The above three are the three areas of concern the Economic Survey 2018-19 talks about. On the other hand it lists out positives about: 1. export number which have a huge potential. The second item on the list is the completion of the insolvency resolution process which is a huge upside. The Economic Survey 2018 has talked about 4Rs – 1. Recognition of bad assets 2. Resolution of stressed assets problem 3. Recapitalization of banks and 4. Reforms in banking sector. If we take all these together, we can realise that the acceleration in growth should take place. But whether it will be 7.75% or 7% will depend a lot on how oil prices move, how stock markets find stability at a level, how the forthcoming budget will project the fiscal consolidation map etc.
Economic Survey about Private Investments:
Private investments have been muted since long time.
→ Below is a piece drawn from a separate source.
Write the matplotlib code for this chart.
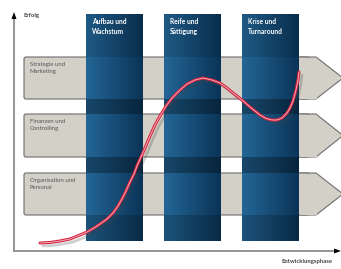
import numpy as np
import matplotlib.pyplot as plt
from matplotlib.patches import Polygon, FancyBboxPatch

# phases (blue columns) and fields (grey arrows)
phases = ["Aufbau und\nWachstum", "Reife und\nSättigung", "Krise und\nTurnaround"]
fields = ["Strategie und\nMarketing", "Finanzen und\nControlling", "Organisation und\nPersonal"]
y_label = "Erfolg"
x_label = "Entwicklungsphase"

# success curve (pixel units)
curve_x = [40, 50, 60, 70, 80, 87, 94, 100, 107, 113, 118, 122, 126, 130, 134, 137,
           141, 145, 150, 155, 160, 166, 173, 180, 187, 195, 203, 212, 220, 227, 233,
           242, 250, 260, 266, 272, 277, 282, 287, 290, 293, 296, 298, 299]
curve_y = [243, 242.5, 241, 239, 235, 232, 228, 224, 219, 213, 206, 199, 191, 182, 174,
           166, 157, 148, 136, 125, 116, 106, 97, 90, 84, 80, 78, 80, 83, 88, 93,
           100, 107, 115, 118.5, 120, 120, 118, 113, 108, 101, 90, 80, 72]

W, H = 341, 269
fig = plt.figure(figsize=(W / 100, H / 100), dpi=100)
ax = fig.add_axes([0, 0, 1, 1])
ax.set_xlim(0, W)
ax.set_ylim(H, 0)
ax.axis("off")
plt.rcParams["font.family"] = ["Lato", "DejaVu Sans"]

# grey arrow bands
bands = [(57, 99), (114, 157), (173, 215)]
for (top, bot), name in zip(bands, fields):
    mid = (top + bot) / 2
    ax.add_patch(Polygon([(300, top), (316, top), (343, mid), (316, bot), (300, bot)],
                         closed=True, fc="#d3d0c7", ec="#6d6d6d", lw=0.8, zorder=1))
    ax.add_patch(FancyBboxPatch((24, top), 285, bot - top,
                                boxstyle="round,pad=0,rounding_size=2",
                                fc="#d3d0c7", ec="#6d6d6d", lw=0.8, zorder=1.1))
    ax.add_patch(plt.Rectangle((300, top + 0.5), 17, bot - top - 1, fc="#d3d0c7",
                               ec="none", zorder=1.2))
    ax.text(30, top + 5, name, fontsize=4.3, color="#555555", va="top", ha="left",
            linespacing=1.5, zorder=2)

# blue columns with gradient
cols = [86, 164, 242]
cw = 57
c_top, c_bot = 14, 241
left = np.array([0x21, 0x60, 0x8e]) / 255
right = np.array([0x0a, 0x31, 0x52]) / 255
rows = np.arange(c_top, c_bot)
fac = np.full(len(rows), 0.93)
for top, bot in bands:
    fac[(rows >= top) & (rows < bot)] = 1.06
for a, b in [(99, 114), (157, 173)]:
    fac[(rows >= a) & (rows < b)] = 0.74
fac[rows >= 215] = 0.86
t = np.linspace(0, 1, 60)
grad = left[None, :] * (1 - t[:, None]) + right[None, :] * t[:, None]
img = np.clip(fac[:, None, None] * grad[None, :, :], 0, 1)
for x0, name in zip(cols, phases):
    ax.imshow(img, extent=(x0, x0 + cw, c_bot, c_top), aspect="auto",
              interpolation="bilinear", zorder=3)
    ax.text(x0 + 6, c_top + 4, name, fontsize=4.8, color="white", fontweight="bold",
            va="top", ha="left", linespacing=1.5, zorder=4)

# curve with shadow
cx = np.array(curve_x)
cy = np.array(curve_y)
ax.plot(cx + 3, cy + 3, color="#444444", lw=2, alpha=0.25, zorder=5,
        solid_capstyle="round", solid_joinstyle="round")
ax.plot(cx, cy, color="#d3263f", lw=2.2, zorder=6, solid_capstyle="round",
        solid_joinstyle="round")
ax.plot(cx, cy, color="#f6b8c2", lw=0.6, zorder=7, solid_joinstyle="round")

# axes with arrows
ax.plot([14, 14], [251, 18], color="#8c8c8c", lw=1.3, zorder=2)
ax.plot([14, 336], [251, 251], color="#8c8c8c", lw=1.3, zorder=2)
ax.add_patch(Polygon([(11.5, 19), (16.5, 19), (14, 12)], closed=True, fc="black",
                     ec="none", zorder=3))
ax.add_patch(Polygon([(334, 248.5), (334, 253.5), (341, 251)], closed=True,
                     fc="black", ec="none", zorder=3))
ax.text(24, 16, y_label, fontsize=4.3, color="#444444", fontweight="bold",
        va="center", ha="left")
ax.text(281, 262, x_label, fontsize=4.3, color="#444444", fontweight="bold",
        va="center", ha="left")

fig.savefig("out.png", dpi=100)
Private investments are very vital. But remember that private investments have not been coming and will not come immediately. With stalled projects, capacity utilisation level in India hovering around 74%, private investments will not come in a hurry. This is why the Economic Survey identifies that the resolution of stressed assets problem under IBC is a key for revival of the economic growth. It is only after the IBC, NCLTs resolution processes are completed, and stressed assets take a haircut, banks take a haircut and banks are recapitalised. Only then the banks will have the money to lend, loans growth takes place and some of the stressed companies are deleveraged so that they can go for fresh investments. So the growth scenario is influenced by all these factors.
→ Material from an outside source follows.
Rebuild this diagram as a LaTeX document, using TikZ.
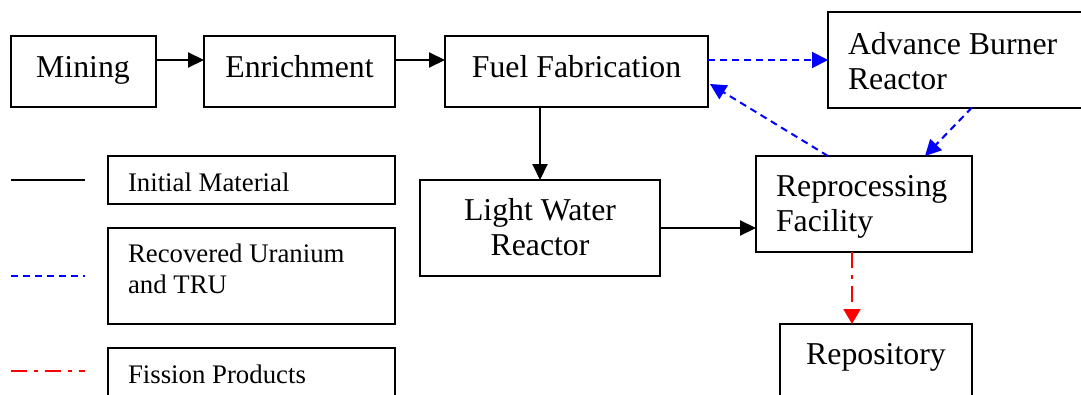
\documentclass[tikz,border=0pt]{standalone}
\usepackage{fontspec}
\setmainfont{Liberation Serif}
\usetikzlibrary{arrows.meta}
\begin{document}
\begin{tikzpicture}[x=1pt,y=-1pt,
  box/.style={draw=black, line width=2pt, rectangle, inner sep=0pt, outer sep=0pt},
  big/.style={font=\fontsize{31.8}{35.8}\selectfont, inner sep=0pt, outer sep=0pt},
  small/.style={font=\fontsize{26.8}{31}\selectfont, inner sep=0pt, outer sep=0pt},
  solidarrow/.style={draw=black, line width=2pt, -{Triangle[length=16pt,width=15pt]}},
  bluearrow/.style={draw=blue, line width=2pt, dash pattern=on 7pt off 5pt, -{Triangle[length=16pt,width=16pt]}},
  redarrow/.style={draw=red, line width=2pt, dash pattern=on 16pt off 7pt on 4pt off 7pt, -{Triangle[length=15pt,width=17pt]}},
  solidline/.style={draw=black, line width=2pt},
  blueline/.style={draw=blue, line width=2pt, dash pattern=on 7pt off 5pt},
  redline/.style={draw=red, line width=2pt, dash pattern=on 16pt off 7pt on 4pt off 7pt},
]
\useasboundingbox (0,0) rectangle (1081,394);
\fill[white] (0,0) rectangle (1081,394);

% process boxes
\node[box, minimum width=145pt, minimum height=71pt] (mining) at (83.5,71.5) {};
\node[box, minimum width=191pt, minimum height=71pt] (enrich) at (299.5,71.5) {};
\node[box, minimum width=263pt, minimum height=71pt] (fuel) at (576.5,71.5) {};
\node[box, minimum width=262pt, minimum height=95.5pt] (abr) at (959,59.75) {};
\node[box, minimum width=216pt, minimum height=96pt] (repro) at (864,204) {};
\node[box, minimum width=240pt, minimum height=96pt] (lwr) at (540,228) {};
\node[box, minimum width=192pt, minimum height=96pt] (repo) at (876,372) {};

% legend boxes
\node[box, minimum width=287pt, minimum height=48pt] (leg1) at (251.5,180) {};
\node[box, minimum width=287pt, minimum height=96pt] (leg2) at (251.5,276) {};
\node[box, minimum width=287pt, minimum height=72pt] (leg3) at (251.5,384) {};

% texts
\node[big, anchor=base] (tmining) at (83,77) {Mining};
\node[big, anchor=base] (tenrich) at (299.5,77) {Enrichment};
\node[big, anchor=base] (tfuel) at (576.5,77) {Fuel Fabrication};
\node[big, anchor=base west] (tabr) at (848,54) {\begin{tabular}[t]{@{}l@{}}Advance Burner\\Reactor\end{tabular}};
\node[big, anchor=base west] (trepro) at (776,196) {\begin{tabular}[t]{@{}l@{}}Reprocessing\\Facility\end{tabular}};
\node[big, anchor=base] (tlwr) at (540,220) {\begin{tabular}[t]{@{}c@{}}Light Water\\Reactor\end{tabular}};
\node[big, anchor=base] (trepo) at (876,364) {Repository};
\node[small, anchor=base west] (tleg1) at (128,191) {Initial Material};
\node[small, anchor=base west] (tleg2) at (128,262) {\begin{tabular}[t]{@{}l@{}}Recovered Uranium\\and TRU\end{tabular}};
\node[small, anchor=base west] (tleg3) at (128,383) {Fission Products};

% connectors
\draw[solidarrow] ([yshift=11.5pt]mining.east) -- ([yshift=11.5pt]enrich.west);
\draw[solidarrow] ([yshift=11.5pt]enrich.east) -- ([yshift=11.5pt]fuel.west);
\draw[solidarrow] (lwr.north |- fuel.south) -- (lwr.north);
\draw[solidarrow] (lwr.east) -- (lwr.east -| repro.west);
\draw[bluearrow] ([yshift=11.5pt]fuel.east) -- ([yshift=11.5pt]fuel.east -| abr.west);
\draw[bluearrow] ([xshift=-36pt]repro.north) -- ([xshift=2pt,yshift=-12.5pt]fuel.east);
\draw[bluearrow] ([xshift=13pt]abr.south) -- ([xshift=61pt]repro.north);
\draw[redarrow] ([xshift=-12pt]repro.south) -- ([xshift=-12pt]repro.south |- repo.north);

% legend lines
\coordinate (l1a) at (11,180); \coordinate (l1b) at (85,180);
\coordinate (l2a) at (11,276); \coordinate (l2b) at (85,276);
\coordinate (l3a) at (11,371); \coordinate (l3b) at (85,371);
\draw[solidline] (l1a) -- (l1b);
\draw[blueline] (l2a) -- (l2b);
\draw[redline] (l3a) -- (l3b);
\end{tikzpicture}
\end{document}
About Recapitalisation of PSU Banks:
Government has taken up the Rs. 2.10 lakh crores Recapitalisation plan out of which 1.35 lakh crores was meant for giving fresh equity to banks. Out of which 88,000 crores have been allocated vide a special formula that has been devised by which some of the weaker banks get large share of these assets so that their asset base expands significantly, so that they can undertake new businesses. 20 banks have got this fresh capital (88,000 crores) already. These banks however have a problem because most of these banks except SBI, BOB and a couple of other banks are already under RBI’s prompt corrective action plan. This means that at the current situation, to go out for fresh lending, they all have to focus on recovery of old loans which means they cannot expand their business and grow. With this Recapitalisation Plan of 88,000 crores into these banks, what we will see is their Capital Adequacy Ration (CAR) will get better and therefore NPA situation will get better and they will be able to go out in market. Hence they can lend more loans to bankable projects, grow businesses. Thus the loans growth will take place. There are already indications that loans growth has begun picking up. If these things pick up, private investments will pick up. Aided by the Government of India’s public investments programme, hopefully we can see the growth engines revive the growth rate figures estimated by the Economic Survey 2017-18.
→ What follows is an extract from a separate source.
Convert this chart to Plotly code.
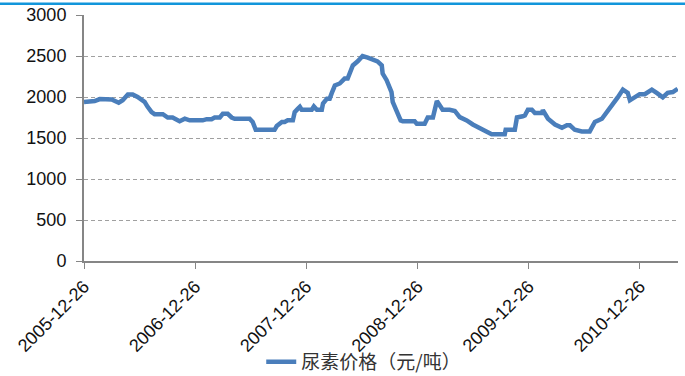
import plotly.graph_objects as go

# Weekly urea price (yuan/tonne), turning points of the series
dates = [
    "2005-12-26", "2006-01-30", "2006-02-16", "2006-03-27", "2006-04-19", "2006-05-02",
    "2006-05-19", "2006-06-04", "2006-06-20", "2006-07-13", "2006-07-23", "2006-08-05",
    "2006-08-15", "2006-09-11", "2006-09-27", "2006-10-13", "2006-11-05", "2006-11-22",
    "2006-12-08", "2007-01-20", "2007-02-02", "2007-02-18", "2007-02-28", "2007-03-17",
    "2007-03-27", "2007-04-12", "2007-04-25", "2007-05-05", "2007-06-23", "2007-07-03",
    "2007-07-13", "2007-09-13", "2007-09-20", "2007-10-07", "2007-10-16", "2007-10-26",
    "2007-11-12", "2007-11-18", "2007-11-28", "2007-12-05", "2007-12-11", "2008-01-13",
    "2008-01-20", "2008-01-30", "2008-02-15", "2008-02-19", "2008-03-03", "2008-03-12",
    "2008-03-19", "2008-03-29", "2008-04-14", "2008-04-30", "2008-05-10", "2008-05-23",
    "2008-05-27", "2008-06-12", "2008-06-28", "2008-07-15", "2008-07-31", "2008-08-16",
    "2008-08-30", "2008-09-02", "2008-09-15", "2008-10-01", "2008-10-05", "2008-10-18",
    "2008-10-31", "2008-11-07", "2008-12-16", "2008-12-23", "2009-01-18", "2009-01-28",
    "2009-02-14", "2009-02-27", "2009-03-08", "2009-03-18", "2009-04-10", "2009-04-27",
    "2009-05-13", "2009-06-05", "2009-06-25", "2009-07-18", "2009-08-03", "2009-08-26",
    "2009-10-08", "2009-10-11", "2009-11-10", "2009-11-17", "2009-12-06", "2009-12-13",
    "2009-12-23", "2010-01-05", "2010-01-15", "2010-02-07", "2010-02-10", "2010-02-27",
    "2010-03-22", "2010-04-14", "2010-04-30", "2010-05-10", "2010-05-26", "2010-06-18",
    "2010-07-14", "2010-07-31", "2010-08-23", "2010-09-08", "2010-09-28", "2010-10-14",
    "2010-10-31", "2010-11-16", "2010-11-23", "2010-12-09", "2010-12-25", "2011-01-11",
    "2011-02-03", "2011-02-19", "2011-03-11", "2011-03-27", "2011-04-13", "2011-04-29",
]
prices = [
    1940, 1950, 1975, 1970, 1930, 1960,
    2030, 2030, 2000, 1940, 1880, 1815,
    1790, 1790, 1750, 1750, 1705, 1735,
    1715, 1715, 1730, 1730, 1750, 1750,
    1795, 1795, 1750, 1735, 1735, 1695,
    1600, 1600, 1645, 1695, 1695, 1715,
    1715, 1815, 1855, 1880, 1845, 1845,
    1885, 1845, 1845, 1920, 1980, 1980,
    2050, 2140, 2165, 2225, 2225, 2345,
    2385, 2435, 2500, 2480, 2450, 2435,
    2385, 2285, 2205, 2060, 1940, 1815,
    1715, 1705, 1705, 1675, 1675, 1750,
    1750, 1950, 1900, 1845, 1845, 1830,
    1755, 1715, 1665, 1625, 1595, 1545,
    1545, 1600, 1600, 1750, 1765, 1775,
    1845, 1845, 1805, 1805, 1840, 1735,
    1665, 1625, 1655, 1655, 1600, 1580,
    1580, 1695, 1735, 1815, 1900, 1995,
    2090, 2050, 1960, 1995, 2035, 2035,
    2090, 2050, 1995, 2050, 2060, 2100,
]

year_ticks = ["2005-12-26", "2006-12-26", "2007-12-26",
              "2008-12-26", "2009-12-26", "2010-12-26"]
y_ticks = [0, 500, 1000, 1500, 2000, 2500, 3000]

series_name = "尿素价格（元/吨）"

fig = go.Figure()
fig.add_trace(go.Scatter(
    x=dates, y=prices, mode="lines", name=series_name,
    line=dict(color="#4a7ebb", width=4.5),
))

# Blue header rule across the page, on its own hidden strip of axes
fig.add_trace(go.Scatter(
    x=[0, 1], y=[0.5, 0.5], mode="lines", xaxis="x2", yaxis="y2",
    line=dict(color="#1296db", width=2.5), showlegend=False,
    hoverinfo="skip", cliponaxis=False,
))

axis_grey = "#868686"
# The paper spans the full width and the top of the page; the axes sit inside it
fig.update_layout(
    width=685, height=376,
    margin=dict(l=0, r=0, t=0, b=115, autoexpand=False),
    paper_bgcolor="white", plot_bgcolor="white",
    font=dict(family="Arial, Liberation Sans, sans-serif", size=18, color="#111111"),
    showlegend=True,
    legend=dict(
        orientation="h", x=0.531, xanchor="center", y=-0.387, yanchor="middle",
        font=dict(family="Noto Sans CJK SC", size=19, color="#333333"),
        bgcolor="rgba(0,0,0,0)",
    ),
    xaxis=dict(
        domain=[84 / 685, 678 / 685],
        type="date", range=["2005-12-26", "2011-04-30"],
        tickvals=year_ticks, ticktext=year_ticks, tickangle=-45,
        showgrid=False, zeroline=False, automargin=False,
        showline=True, linecolor=axis_grey, linewidth=2,
        ticks="outside", ticklen=6, tickcolor=axis_grey, tickwidth=1,
    ),
    yaxis=dict(
        domain=[0, 246 / 261],
        range=[0, 3000], tickvals=y_ticks, automargin=False,
        showgrid=True, gridcolor="#a0a0a0", griddash="4px,3px", gridwidth=1,
        zeroline=False,
        showline=True, linecolor=axis_grey, linewidth=2,
        ticks="outside", ticklen=6, tickcolor=axis_grey, tickwidth=1,
        ticklabelstandoff=6,
    ),
    xaxis2=dict(domain=[0, 1], range=[0, 1], anchor="y2", visible=False,
                fixedrange=True),
    yaxis2=dict(domain=[253.4 / 261, 261 / 261], range=[0, 1], anchor="x2",
                visible=False, fixedrange=True),
)

fig.write_html("out.html")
About Demonetisation and GST:
Demonetisation pain is by and large settled and over. The cash in the system is back even though not at the previous levels but at satisfactory levels. So the demonetization dust is settled as far as the growth rates are concerned. But when it comes to GST, it is a still a work in progress. There are still many issues like for instance introduction of e-Way bill from February 1st, 2018. This will again have a disruptive impact. There have been reductions of rates in certain items. But they are not necessarily been rationalised in the sense that even though we have seen many reductions in rates, what we have not seen is harmonisation of rates into fewer bands. The bands are to be reduced to 3. Right now we have got around 5-7 rate bands. GSTN is getting better as well. More importantly, the Economic Survey 2017-18 has come out with the data that if we analyse the first 5 months of implementation of the GST, growth rate of 12% is observed in GST collections. This 12% growth rate in GST revenue collections actually reflects the robust buoyance in the Indirect Tax Collections which are estimated by the Survey at 1.14% compared to historical rate of 0.9% buoyancy. If GST can stabilize at this healthy rate of collections, and if there has been 50% increase in the tax base as given out by the Survey, we are heading for a sustained revenue mobilization programme backed by this larger tax base. So revenue’s growth will be taken care of to some extent and the Tax to GDP ratio which is a key concern for most of the Finance Ministers will probably be better. Yes, GST has caused a lot of pain in the initial months like any other big reform which will be disruptive in the initial days. However corrective actions have been taken up without delay. Instead of introduction of e-way bills, better system would have been to use a digital Tag. Again when dates for invoice matching system is introduced (deferred till March 2018 as of now), there will be disruption again. So therefore GST is still a work in progress. But then, one has to keep in mind that GST is not a six month’s experiment it is a long-term thing. Only after at least a year and year and half the normalisation of the process will be completed. But then the good news is GST collections are showing robust growth which should be good news for the Government which is working for better Tax to GDP growth rate ratio.
Direct Tax Collections:
The formalisation of economy, the widening of the tax base are two signals that the Economic Survey 2017-18 projects very well. GST accounts for 24% of the Government of India’s total budget. Individual Income Tax accounts for 16% of the total budget right now. If this 16% goes up to 17-19%, and GST goes up to 25%-26%, Government of India’s tax worries will be taken care of. Tax base would have widened and therefore the Government’s dependence on borrowing would come down. Once borrowing comes down, fiscal deficit will be lower. So fiscal consolidation plan will be on course.If this happens, it will not be impacting the market rate of Government bonds therefore the interest rates can soften. So on the whole there will be a virtual cycle that will be built instead of vicious cycle that is often created when the Government’s borrowing gets bigger and larger.
About Stock Markets:
It is reasonable to say that the stock markets have risen at a healthy pace. The valuations, stock prices have become quite expensive. It is possible that the rise in the small and mid cap stocks has been much faster than the large cap stocks. Therefore the bubble if at all is in the making could be there in small and mid cap section. So therefore it will be good for the Government and Economic Survey to raise it as an area of concern so that the retail investors are alerted and they don’t lose out the money and the new found faith in the capital markets.
About Jobs:
The Economic Survey 2017-18 says that the job situation is not as bad as it was thought to be. The EPFO based numbers show that the formal employment to be 31% of non-farm labour force. But if we take the tax base as an indicator, the total share of the formal employment in total non-farm labour force comes to 54%. That is an indication of the formalisation of the economy. It does not necessarily mean that the jobs have grown but it means that formal workforce as a percentage of total non-form labour workforce is quite substantial. This is a very good data brought out by the Economic Survey 2018. But efforts must be taken to update this data regularly and periodically. Only then the analysts and experts can analyse what is happening in the job sector so that people can take necessary policy steps, the government can intervene and take corrective steps.